» **DATASET CONTENT**
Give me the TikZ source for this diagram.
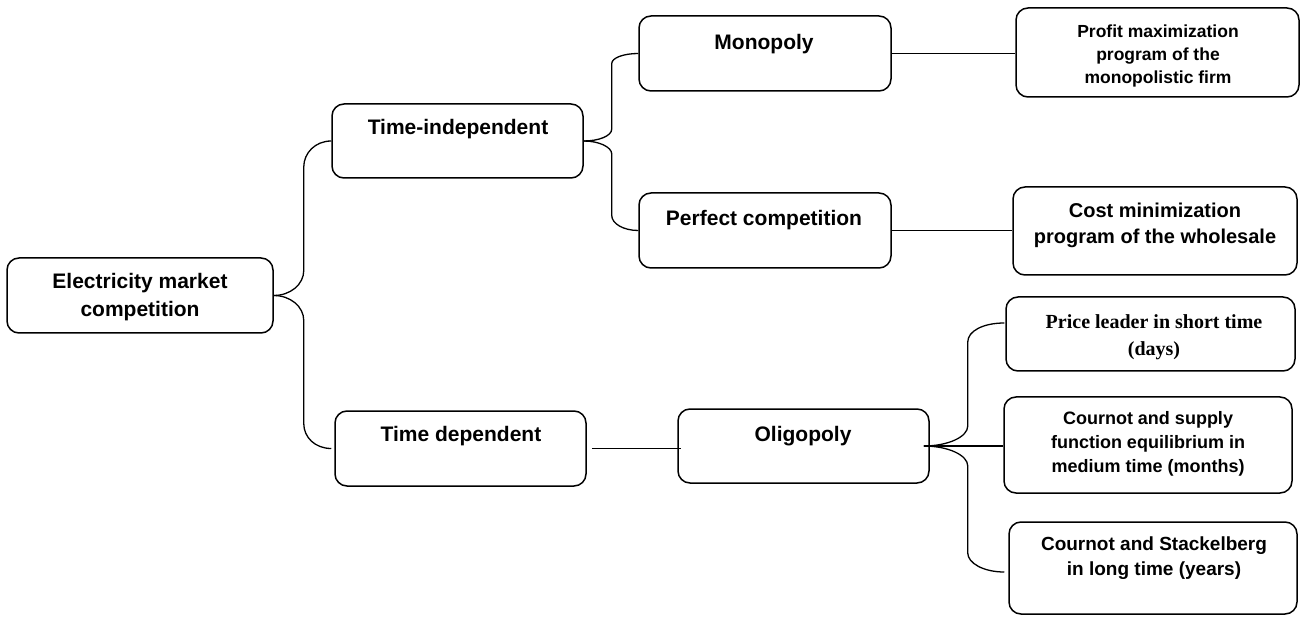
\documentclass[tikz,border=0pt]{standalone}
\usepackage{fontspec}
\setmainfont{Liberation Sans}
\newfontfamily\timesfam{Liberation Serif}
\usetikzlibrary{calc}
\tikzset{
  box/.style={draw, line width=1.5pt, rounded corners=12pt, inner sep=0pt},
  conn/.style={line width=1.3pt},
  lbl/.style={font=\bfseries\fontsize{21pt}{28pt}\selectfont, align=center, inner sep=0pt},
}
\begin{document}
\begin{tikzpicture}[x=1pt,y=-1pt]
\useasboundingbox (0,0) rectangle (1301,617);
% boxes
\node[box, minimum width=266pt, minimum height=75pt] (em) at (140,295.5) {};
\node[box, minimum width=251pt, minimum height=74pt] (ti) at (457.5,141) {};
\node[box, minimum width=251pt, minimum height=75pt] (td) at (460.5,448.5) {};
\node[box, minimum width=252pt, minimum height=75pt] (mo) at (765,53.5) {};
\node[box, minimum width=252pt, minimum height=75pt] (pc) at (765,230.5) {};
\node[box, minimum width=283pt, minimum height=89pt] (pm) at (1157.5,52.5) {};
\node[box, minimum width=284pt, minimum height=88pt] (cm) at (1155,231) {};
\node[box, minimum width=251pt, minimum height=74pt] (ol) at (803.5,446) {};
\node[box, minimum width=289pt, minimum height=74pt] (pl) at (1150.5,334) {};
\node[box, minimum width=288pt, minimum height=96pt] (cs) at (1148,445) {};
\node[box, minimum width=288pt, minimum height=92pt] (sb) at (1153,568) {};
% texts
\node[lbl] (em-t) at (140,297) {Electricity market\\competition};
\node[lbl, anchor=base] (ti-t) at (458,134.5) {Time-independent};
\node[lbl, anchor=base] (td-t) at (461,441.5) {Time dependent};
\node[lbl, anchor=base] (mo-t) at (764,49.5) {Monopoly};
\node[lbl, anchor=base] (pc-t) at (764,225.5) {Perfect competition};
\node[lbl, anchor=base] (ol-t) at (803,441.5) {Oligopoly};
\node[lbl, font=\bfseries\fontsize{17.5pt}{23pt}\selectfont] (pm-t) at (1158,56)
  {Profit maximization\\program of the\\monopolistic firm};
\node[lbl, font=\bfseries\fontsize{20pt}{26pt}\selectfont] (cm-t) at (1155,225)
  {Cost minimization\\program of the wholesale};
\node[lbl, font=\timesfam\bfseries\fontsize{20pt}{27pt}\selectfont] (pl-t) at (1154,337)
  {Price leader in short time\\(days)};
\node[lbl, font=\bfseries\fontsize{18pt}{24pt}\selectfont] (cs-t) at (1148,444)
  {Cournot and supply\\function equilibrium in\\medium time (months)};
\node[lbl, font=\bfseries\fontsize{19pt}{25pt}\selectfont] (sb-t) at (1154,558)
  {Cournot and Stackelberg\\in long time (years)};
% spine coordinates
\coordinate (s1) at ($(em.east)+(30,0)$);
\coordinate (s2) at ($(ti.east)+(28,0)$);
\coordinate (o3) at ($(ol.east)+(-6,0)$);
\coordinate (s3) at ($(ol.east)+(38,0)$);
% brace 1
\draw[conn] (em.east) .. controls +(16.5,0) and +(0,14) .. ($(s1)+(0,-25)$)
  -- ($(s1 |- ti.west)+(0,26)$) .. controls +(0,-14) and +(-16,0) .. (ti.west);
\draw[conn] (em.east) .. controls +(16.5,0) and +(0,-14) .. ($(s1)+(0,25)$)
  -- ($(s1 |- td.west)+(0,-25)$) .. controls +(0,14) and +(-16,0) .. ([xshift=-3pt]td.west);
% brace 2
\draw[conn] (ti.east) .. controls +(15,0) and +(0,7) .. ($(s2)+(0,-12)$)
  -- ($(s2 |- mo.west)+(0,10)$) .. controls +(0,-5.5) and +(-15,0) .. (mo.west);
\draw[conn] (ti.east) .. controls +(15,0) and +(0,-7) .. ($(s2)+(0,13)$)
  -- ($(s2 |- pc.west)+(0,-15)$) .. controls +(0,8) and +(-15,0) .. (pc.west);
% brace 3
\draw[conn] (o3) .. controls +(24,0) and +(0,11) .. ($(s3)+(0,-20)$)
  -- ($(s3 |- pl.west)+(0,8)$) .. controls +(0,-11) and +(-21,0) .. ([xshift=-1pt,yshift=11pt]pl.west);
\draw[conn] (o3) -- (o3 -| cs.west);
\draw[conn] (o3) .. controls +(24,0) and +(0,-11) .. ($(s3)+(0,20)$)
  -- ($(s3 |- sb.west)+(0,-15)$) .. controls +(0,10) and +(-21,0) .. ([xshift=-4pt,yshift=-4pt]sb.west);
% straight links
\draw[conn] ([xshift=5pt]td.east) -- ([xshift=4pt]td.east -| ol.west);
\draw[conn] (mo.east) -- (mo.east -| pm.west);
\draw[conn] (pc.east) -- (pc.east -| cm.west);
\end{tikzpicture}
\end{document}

» **THE REQUEST**
Copy each line exactly, and leave the pictures out of your copy.

» **FINISHED EXERCISE**
Give me the TikZ source for this diagram.
\documentclass[tikz,border=0pt]{standalone}
\usepackage{fontspec}
\setmainfont{Liberation Sans}
\newfontfamily\timesfam{Liberation Serif}
\usetikzlibrary{calc}
\tikzset{
  box/.style={draw, line width=1.5pt, rounded corners=12pt, inner sep=0pt},
  conn/.style={line width=1.3pt},
  lbl/.style={font=\bfseries\fontsize{21pt}{28pt}\selectfont, align=center, inner sep=0pt},
}
\begin{document}
\begin{tikzpicture}[x=1pt,y=-1pt]
\useasboundingbox (0,0) rectangle (1301,617);
% boxes
\node[box, minimum width=266pt, minimum height=75pt] (em) at (140,295.5) {};
\node[box, minimum width=251pt, minimum height=74pt] (ti) at (457.5,141) {};
\node[box, minimum width=251pt, minimum height=75pt] (td) at (460.5,448.5) {};
\node[box, minimum width=252pt, minimum height=75pt] (mo) at (765,53.5) {};
\node[box, minimum width=252pt, minimum height=75pt] (pc) at (765,230.5) {};
\node[box, minimum width=283pt, minimum height=89pt] (pm) at (1157.5,52.5) {};
\node[box, minimum width=284pt, minimum height=88pt] (cm) at (1155,231) {};
\node[box, minimum width=251pt, minimum height=74pt] (ol) at (803.5,446) {};
\node[box, minimum width=289pt, minimum height=74pt] (pl) at (1150.5,334) {};
\node[box, minimum width=288pt, minimum height=96pt] (cs) at (1148,445) {};
\node[box, minimum width=288pt, minimum height=92pt] (sb) at (1153,568) {};
% texts
\node[lbl] (em-t) at (140,297) {Electricity market\\competition};
\node[lbl, anchor=base] (ti-t) at (458,134.5) {Time-independent};
\node[lbl, anchor=base] (td-t) at (461,441.5) {Time dependent};
\node[lbl, anchor=base] (mo-t) at (764,49.5) {Monopoly};
\node[lbl, anchor=base] (pc-t) at (764,225.5) {Perfect competition};
\node[lbl, anchor=base] (ol-t) at (803,441.5) {Oligopoly};
\node[lbl, font=\bfseries\fontsize{17.5pt}{23pt}\selectfont] (pm-t) at (1158,56)
  {Profit maximization\\program of the\\monopolistic firm};
\node[lbl, font=\bfseries\fontsize{20pt}{26pt}\selectfont] (cm-t) at (1155,225)
  {Cost minimization\\program of the wholesale};
\node[lbl, font=\timesfam\bfseries\fontsize{20pt}{27pt}\selectfont] (pl-t) at (1154,337)
  {Price leader in short time\\(days)};
\node[lbl, font=\bfseries\fontsize{18pt}{24pt}\selectfont] (cs-t) at (1148,444)
  {Cournot and supply\\function equilibrium in\\medium time (months)};
\node[lbl, font=\bfseries\fontsize{19pt}{25pt}\selectfont] (sb-t) at (1154,558)
  {Cournot and Stackelberg\\in long time (years)};
% spine coordinates
\coordinate (s1) at ($(em.east)+(30,0)$);
\coordinate (s2) at ($(ti.east)+(28,0)$);
\coordinate (o3) at ($(ol.east)+(-6,0)$);
\coordinate (s3) at ($(ol.east)+(38,0)$);
% brace 1
\draw[conn] (em.east) .. controls +(16.5,0) and +(0,14) .. ($(s1)+(0,-25)$)
  -- ($(s1 |- ti.west)+(0,26)$) .. controls +(0,-14) and +(-16,0) .. (ti.west);
\draw[conn] (em.east) .. controls +(16.5,0) and +(0,-14) .. ($(s1)+(0,25)$)
  -- ($(s1 |- td.west)+(0,-25)$) .. controls +(0,14) and +(-16,0) .. ([xshift=-3pt]td.west);
% brace 2
\draw[conn] (ti.east) .. controls +(15,0) and +(0,7) .. ($(s2)+(0,-12)$)
  -- ($(s2 |- mo.west)+(0,10)$) .. controls +(0,-5.5) and +(-15,0) .. (mo.west);
\draw[conn] (ti.east) .. controls +(15,0) and +(0,-7) .. ($(s2)+(0,13)$)
  -- ($(s2 |- pc.west)+(0,-15)$) .. controls +(0,8) and +(-15,0) .. (pc.west);
% brace 3
\draw[conn] (o3) .. controls +(24,0) and +(0,11) .. ($(s3)+(0,-20)$)
  -- ($(s3 |- pl.west)+(0,8)$) .. controls +(0,-11) and +(-21,0) .. ([xshift=-1pt,yshift=11pt]pl.west);
\draw[conn] (o3) -- (o3 -| cs.west);
\draw[conn] (o3) .. controls +(24,0) and +(0,-11) .. ($(s3)+(0,20)$)
  -- ($(s3 |- sb.west)+(0,-15)$) .. controls +(0,10) and +(-21,0) .. ([xshift=-4pt,yshift=-4pt]sb.west);
% straight links
\draw[conn] ([xshift=5pt]td.east) -- ([xshift=4pt]td.east -| ol.west);
\draw[conn] (mo.east) -- (mo.east -| pm.west);
\draw[conn] (pc.east) -- (pc.east -| cm.west);
\end{tikzpicture}
\end{document}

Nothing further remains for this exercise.